Es ist tatsächlich eine außergewöhnliche Paarung, die der Münchner Christof Kindlinger in seinen neuesten Arbeiten in Beziehung setzt: Genusslust und Selbstlosigkeit vereinen sich hier ganz und gar unaufgeregt zur vielschichtigen Verbindung. Das Einzelne präsentiert sich ohne falsche Scham und entfaltet doch nur als Teil eines Ganzen Wirkung: Hedonistischen Altruismus kann man das auch nennen.

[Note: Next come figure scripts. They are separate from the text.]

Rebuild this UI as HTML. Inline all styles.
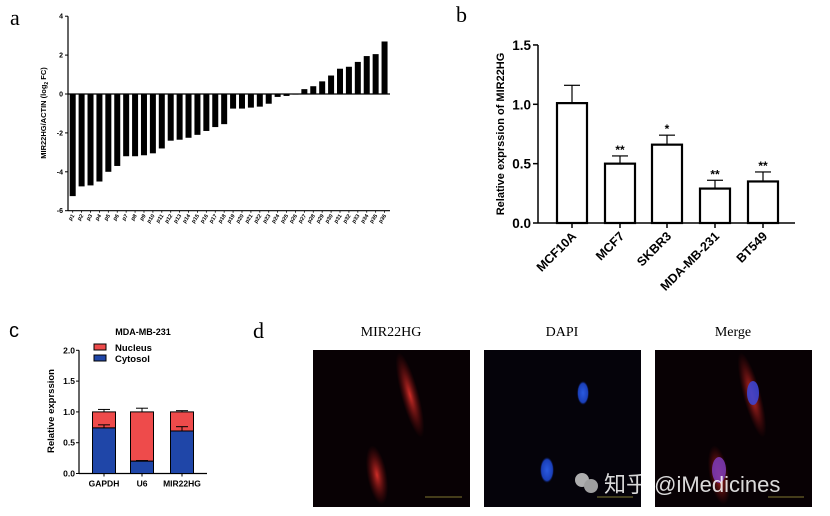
<!DOCTYPE html>
<html><head><meta charset="utf-8"><style>
body{margin:0;background:#fff;}
svg{display:block;font-family:"Liberation Sans",sans-serif;}
.t{font-weight:bold;fill:#000;}
.lab{font-family:"Liberation Serif",serif;}
</style></head><body>
<svg id="fig" width="830" height="516" viewBox="0 0 830 516">
<text class="lab" x="10" y="25" font-size="22">a</text>
<text class="lab" x="456" y="22" font-size="22">b</text>
<text x="9" y="337" font-size="20">c</text>
<text class="lab" x="253" y="338" font-size="22">d</text>
<g id="ga"></g>
<g id="gb"></g>
<g id="gc"></g>
<g id="gd">
 <defs>
  <radialGradient id="rc"><stop offset="0" stop-color="#d8302a" stop-opacity="0.95"/><stop offset="1" stop-color="#8a0d0d" stop-opacity="0"/></radialGradient>
  <radialGradient id="bc"><stop offset="0" stop-color="#2a5ae0"/><stop offset="0.8" stop-color="#1a3fb8"/><stop offset="1" stop-color="#0a1a60" stop-opacity="0"/></radialGradient>
 </defs>
 <text class="lab" x="391" y="336" font-size="14" text-anchor="middle">MIR22HG</text>
 <text class="lab" x="562" y="336" font-size="14" text-anchor="middle">DAPI</text>
 <text class="lab" x="733" y="336" font-size="14" text-anchor="middle">Merge</text>
 <g>
  <rect x="313" y="350" width="157" height="157" fill="#080104"/>
  <ellipse cx="410" cy="395" rx="9" ry="44" transform="rotate(-15 410 395)" fill="url(#rc)"/>
  <ellipse cx="377" cy="475" rx="10" ry="30" transform="rotate(-10 377 475)" fill="url(#rc)"/>
  <line x1="425" y1="497" x2="462" y2="497" stroke="#aaa040" stroke-width="0.8"/>
 </g>
 <g>
  <rect x="484" y="350" width="157" height="157" fill="#05030a"/>
  <ellipse cx="583" cy="393" rx="6" ry="12" fill="url(#bc)"/>
  <ellipse cx="547" cy="470" rx="7" ry="13" fill="url(#bc)"/>
  <line x1="597" y1="497" x2="633" y2="497" stroke="#aaa040" stroke-width="0.8"/>
 </g>
 <g>
  <rect x="655" y="350" width="157" height="157" fill="#080104"/>
  <ellipse cx="752" cy="395" rx="9" ry="44" transform="rotate(-15 752 395)" fill="url(#rc)"/>
  <ellipse cx="719" cy="475" rx="10" ry="30" transform="rotate(-10 719 475)" fill="url(#rc)"/>
  <ellipse cx="753" cy="393" rx="6" ry="12" fill="#3c45d0" opacity="0.9"/>
  <ellipse cx="719" cy="470" rx="7" ry="13" fill="#7a38b0" opacity="0.9"/>
  <line x1="768" y1="497" x2="804" y2="497" stroke="#aaa040" stroke-width="0.8"/>
 </g>
 <g opacity="0.85">
  <circle cx="582" cy="480" r="7" fill="#ccc"/><circle cx="591" cy="486" r="7" fill="#bbb"/>
  <text x="604" y="492" font-size="22" fill="#fff" font-family="'Liberation Sans','Noto Sans CJK SC',sans-serif">知乎 @iMedicines</text>
 </g>
</g>
</svg>
<script>
const NS='http://www.w3.org/2000/svg';
function mk(p,tag,at,txt){const e=document.createElementNS(NS,tag);for(const k in at)e.setAttribute(k,at[k]);if(txt!==undefined)e.textContent=txt;p.appendChild(e);return e;}

// Panel a data
const aCats=[];for(let i=1;i<=36;i++)aCats.push('p'+i);
const aVals=[-5.25,-4.75,-4.7,-4.5,-4.0,-3.7,-3.2,-3.2,-3.15,-3.05,-2.8,-2.4,-2.35,-2.25,-2.1,-1.9,-1.7,-1.55,-0.75,-0.75,-0.7,-0.65,-0.5,-0.15,-0.1,-0.03,0.25,0.4,0.65,0.95,1.3,1.4,1.65,1.95,2.05,2.7];
const aTicks=[4,2,0,-2,-4,-6];

// Panel b data
const bCats=['MCF10A','MCF7','SKBR3','MDA-MB-231','BT549'];
const bVals=[1.01,0.5,0.66,0.29,0.35];
const bErr=[0.15,0.065,0.08,0.07,0.08];
const bSig=['','**','*','**','**'];
const bTicks=[0,0.5,1.0,1.5];

// Panel c data
const cCats=['GAPDH','U6','MIR22HG'];
const cCyto=[0.74,0.2,0.69];
const cCytoErr=[0.05,0.01,0.07];
const cTotalErr=[0.04,0.06,0.02];
const cTicks=[0,0.5,1.0,1.5,2.0];

// ---- Panel a
(function(){
 const g=document.getElementById('ga');
 const y=v=>94-v*19.45, x0=72.7, dx=8.91, ax=68;
 mk(g,'line',{x1:ax,y1:y(4),x2:ax,y2:y(-6),stroke:'#000','stroke-width':1.2});
 mk(g,'line',{x1:ax,y1:y(-6),x2:390,y2:y(-6),stroke:'#000','stroke-width':1.2});
 aTicks.forEach(t=>{
  const l=mk(g,'line',{x1:ax-3,y1:y(t),x2:ax,y2:y(t),stroke:'#000'});
  
  
  const tx=mk(g,'text',{x:ax-5,y:y(t)+2.5,'font-size':7,'text-anchor':'end',class:'t'},t);
  
  
 });
 aVals.forEach((v,i)=>{
  const cx=x0+i*dx;
  const r=mk(g,'rect',{x:cx-3,y:Math.min(y(v),y(0)),width:6,height:Math.abs(y(v)-y(0)),fill:'#000'});
  
  
  mk(g,'line',{x1:cx,y1:y(-6),x2:cx,y2:y(-6)+2,stroke:'#000','stroke-width':0.8});
  const t=mk(g,'text',{x:cx+2,y:y(-6)+5,'font-size':5.5,'text-anchor':'end',class:'t',transform:`rotate(-55 ${cx+2} ${y(-6)+5})`},aCats[i]);
  
  
 });
 mk(g,'line',{x1:ax,y1:y(0),x2:390,y2:y(0),stroke:'#000','stroke-width':1.2});
 const yl=mk(g,'text',{x:0,y:0,'font-size':7.5,class:'t','text-anchor':'middle',transform:'translate(46 113) rotate(-90)'});
 yl.innerHTML='MIR22HG/ACTIN (log<tspan font-size="5" dy="2">2</tspan><tspan dy="-2"> FC)</tspan>';
 
 
})();

// ---- Panel b
(function(){
 const g=document.getElementById('gb');
 const y=v=>223-v*118.7, ax=538, xs=[572,620,667,715,763];
 mk(g,'line',{x1:ax,y1:y(1.5),x2:ax,y2:y(0),stroke:'#000','stroke-width':1.5});
 mk(g,'line',{x1:ax,y1:y(0),x2:795,y2:y(0),stroke:'#000','stroke-width':1.5});
 bTicks.forEach(t=>{
  mk(g,'line',{x1:ax-5,y1:y(t),x2:ax,y2:y(t),stroke:'#000','stroke-width':1.5});
  const tx=mk(g,'text',{x:ax-7,y:y(t)+5,'font-size':13.5,'text-anchor':'end',class:'t'},t.toFixed(1));
  
  
 });
 bVals.forEach((v,i)=>{
  const cx=xs[i];
  mk(g,'line',{x1:cx,y1:y(v),x2:cx,y2:y(v+bErr[i]),stroke:'#000','stroke-width':1.2});
  mk(g,'line',{x1:cx-8,y1:y(v+bErr[i]),x2:cx+8,y2:y(v+bErr[i]),stroke:'#000','stroke-width':1.2});
  const r=mk(g,'rect',{x:cx-15,y:y(v),width:30,height:y(0)-y(v),fill:'#fff',stroke:'#000','stroke-width':2.2});
  
  
  mk(g,'line',{x1:cx,y1:y(0),x2:cx,y2:y(0)+5,stroke:'#000','stroke-width':1.5});
  if(bSig[i]){const s=mk(g,'text',{x:cx,y:y(v+bErr[i])-2,'font-size':12,'text-anchor':'middle',class:'t'},bSig[i]);
   
   }
  const t=mk(g,'text',{x:cx+5,y:y(0)+14,'font-size':12.5,'text-anchor':'end',class:'t',transform:`rotate(-45 ${cx+5} ${y(0)+14})`},bCats[i]);
  
  
 });
 const yl=mk(g,'text',{x:0,y:0,'font-size':11,class:'t','text-anchor':'middle',transform:'translate(504 134) rotate(-90)'},'Relative exprssion of MIR22HG');
 
 
})();

// ---- Panel c
(function(){
 const g=document.getElementById('gc');
 const y=v=>473.5-v*61.6, ax=79, xs=[104,142,182], w=23;
 const ti=mk(g,'text',{x:143,y:335,'font-size':9,'text-anchor':'middle',class:'t'},'MDA-MB-231');
 
 
 mk(g,'line',{x1:ax,y1:y(2),x2:ax,y2:y(0),stroke:'#000','stroke-width':1.2});
 mk(g,'line',{x1:ax,y1:y(0),x2:207,y2:y(0),stroke:'#000','stroke-width':1.2});
 cTicks.forEach(t=>{
  mk(g,'line',{x1:ax-3,y1:y(t),x2:ax,y2:y(t),stroke:'#000'});
  const tx=mk(g,'text',{x:ax-4,y:y(t)+3,'font-size':8.5,'text-anchor':'end',class:'t'},t.toFixed(1));
  
  
 });
 cCats.forEach((c,i)=>{
  const cx=xs[i];
  mk(g,'line',{x1:cx,y1:y(1),x2:cx,y2:y(1+cTotalErr[i]),stroke:'#000'});
  mk(g,'line',{x1:cx-6,y1:y(1+cTotalErr[i]),x2:cx+6,y2:y(1+cTotalErr[i]),stroke:'#000'});
  const n=mk(g,'rect',{x:cx-w/2,y:y(1),width:w,height:y(cCyto[i])-y(1),fill:'#ee4b4b',stroke:'#000','stroke-width':1});
  
  
  const b=mk(g,'rect',{x:cx-w/2,y:y(cCyto[i]),width:w,height:y(0)-y(cCyto[i]),fill:'#1f46a8',stroke:'#000','stroke-width':1});
  
  
  mk(g,'line',{x1:cx,y1:y(cCyto[i]),x2:cx,y2:y(cCyto[i]+cCytoErr[i]),stroke:'#000'});
  mk(g,'line',{x1:cx-6,y1:y(cCyto[i]+cCytoErr[i]),x2:cx+6,y2:y(cCyto[i]+cCytoErr[i]),stroke:'#000'});
  mk(g,'line',{x1:cx,y1:y(0),x2:cx,y2:y(0)+3,stroke:'#000'});
  const t=mk(g,'text',{x:cx,y:y(0)+13,'font-size':8.5,'text-anchor':'middle',class:'t'},c);
  
  
 });
 const l1=mk(g,'rect',{x:94,y:344,width:12,height:6,fill:'#ee4b4b',stroke:'#000'});
 
 
 const l1t=mk(g,'text',{x:115,y:351,'font-size':9.5,class:'t'},'Nucleus');
 
 
 const l2=mk(g,'rect',{x:94,y:355,width:12,height:6,fill:'#1f46a8',stroke:'#000'});
 
 
 const l2t=mk(g,'text',{x:115,y:362,'font-size':9.5,class:'t'},'Cytosol');
 
 
 const yl=mk(g,'text',{x:0,y:0,'font-size':9.5,class:'t','text-anchor':'middle',transform:'translate(54 411) rotate(-90)'},'Relative exprssion');
 
 
})();
</script>
</body></html>
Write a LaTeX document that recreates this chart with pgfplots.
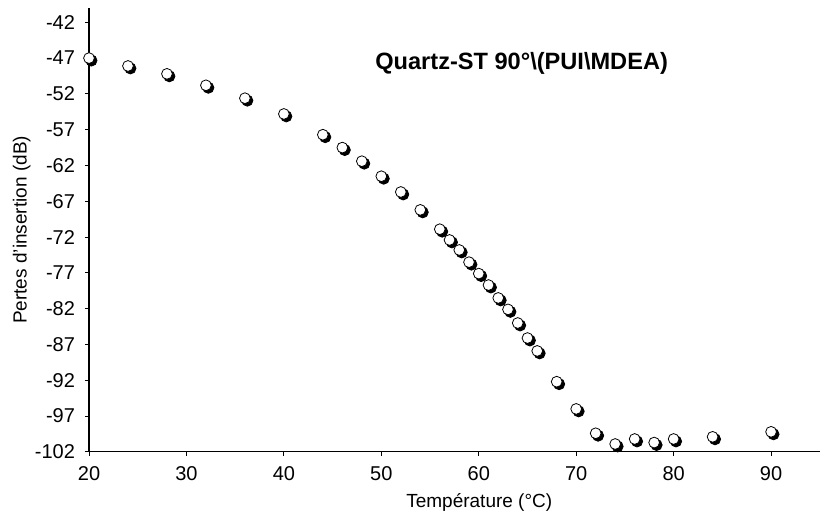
\documentclass[border=0pt]{standalone}
\usepackage{pgfplots}
\pgfplotsset{compat=1.18}
\usepackage{fontspec}
\setmainfont{Liberation Sans}
\begin{document}
\begin{tikzpicture}
\begin{axis}[
  scale only axis,
  width=365.5pt, height=222pt,
  xmin=20, xmax=95, ymin=-102, ymax=-40,
  axis x line*=bottom, axis y line*=left,
  xtick={20,30,...,90},
  ytick={-102,-97,...,-42},
  tick align=outside,
  major tick length=2pt,
  tick style={black, line width=0.5pt},
  axis line style={line width=0.6pt},
  /pgf/number format/assume math mode=true,
  ticklabel style={font=\fontsize{10}{12}\selectfont},
  yticklabel style={xshift=-1.5pt},
  xticklabel style={yshift=-2pt},
  xlabel={Température (°C)},
  ylabel={Pertes d'insertion (dB)},
  label style={font=\fontsize{9.5}{11}\selectfont},
  xlabel style={at={(axis description cs:0.534,-0.115)}, anchor=center},
  ylabel style={at={(axis description cs:-0.092,0.5)}, anchor=center, rotate=0},
  clip=false,
]
\pgfplotstableread{
x y
20 -47.0
24 -48.1
28 -49.2
32 -50.8
36 -52.6
40 -54.8
44 -57.7
46 -59.5
48 -61.4
50 -63.5
52 -65.7
54 -68.2
56 -70.9
57 -72.4
58 -73.8
59 -75.5
60 -77.1
61 -78.7
62 -80.5
63 -82.1
64 -84.0
65 -86.1
66 -87.9
68 -92.2
70 -96.0
72 -99.4
74 -100.9
76 -100.2
78 -100.7
80 -100.2
84 -99.9
90 -99.2
}\datatable
\addplot[only marks, mark=*, mark size=2.8pt, mark options={fill=black, draw=black, xshift=1.2pt, yshift=-1.2pt}] table {\datatable};
\addplot[only marks, mark=*, mark size=2.7pt, mark options={fill=white, draw=black, line width=0.4pt}] table {\datatable};
\node[anchor=base, font=\fontsize{11.8}{13}\selectfont\bfseries] at (axis cs:64.4,-48.6) {Quartz-ST 90°\textbackslash(PUI\textbackslash MDEA)};
\path (axis description cs:-0.1218,1.018) (axis description cs:1.003,-0.14);
\end{axis}
\end{tikzpicture}
\end{document}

Dass Kindlinger, der Maler, eine Leidenschaft für die Formen der Natur und ihre pralle Blütenlust hegt, ist im Gegensatz zu früheren Werken inzwischen nur noch als Bewegung lesbar. Hier studiert zwar einer nach wie vor die Motive aus der ihn umgebenden Landschaft, seine Hand übersetzt das Vorbild aber nur mehr als Konturenlauf auf die Leinwand. Es gibt keinen abgleichenden Blick, sagt Christof Kindlinger. „Ich will nichts botanisch bestimmen, mich interessiert vielmehr die Eigenheit der Form.“ Gegenständliches löst sich bis zur bloßen Ahnung auf und verwandelt sich zuweilen zum reinen Farb-Körper. Und von denen tummeln sich einige im Raum der Fläche in mehr oder weniger abstrakten Spielarten. Alle nehmen scheinbar gleichzeitig auf unterschiedlichste Weise Kontakt zum direkten Nachbarn auf. Mal lösen sich pinke Pigment-Bomben an den Rändern auf und verschwinden in einer neuen Form oder tropfen himmelaufwärts auf der Suche nach Beziehung.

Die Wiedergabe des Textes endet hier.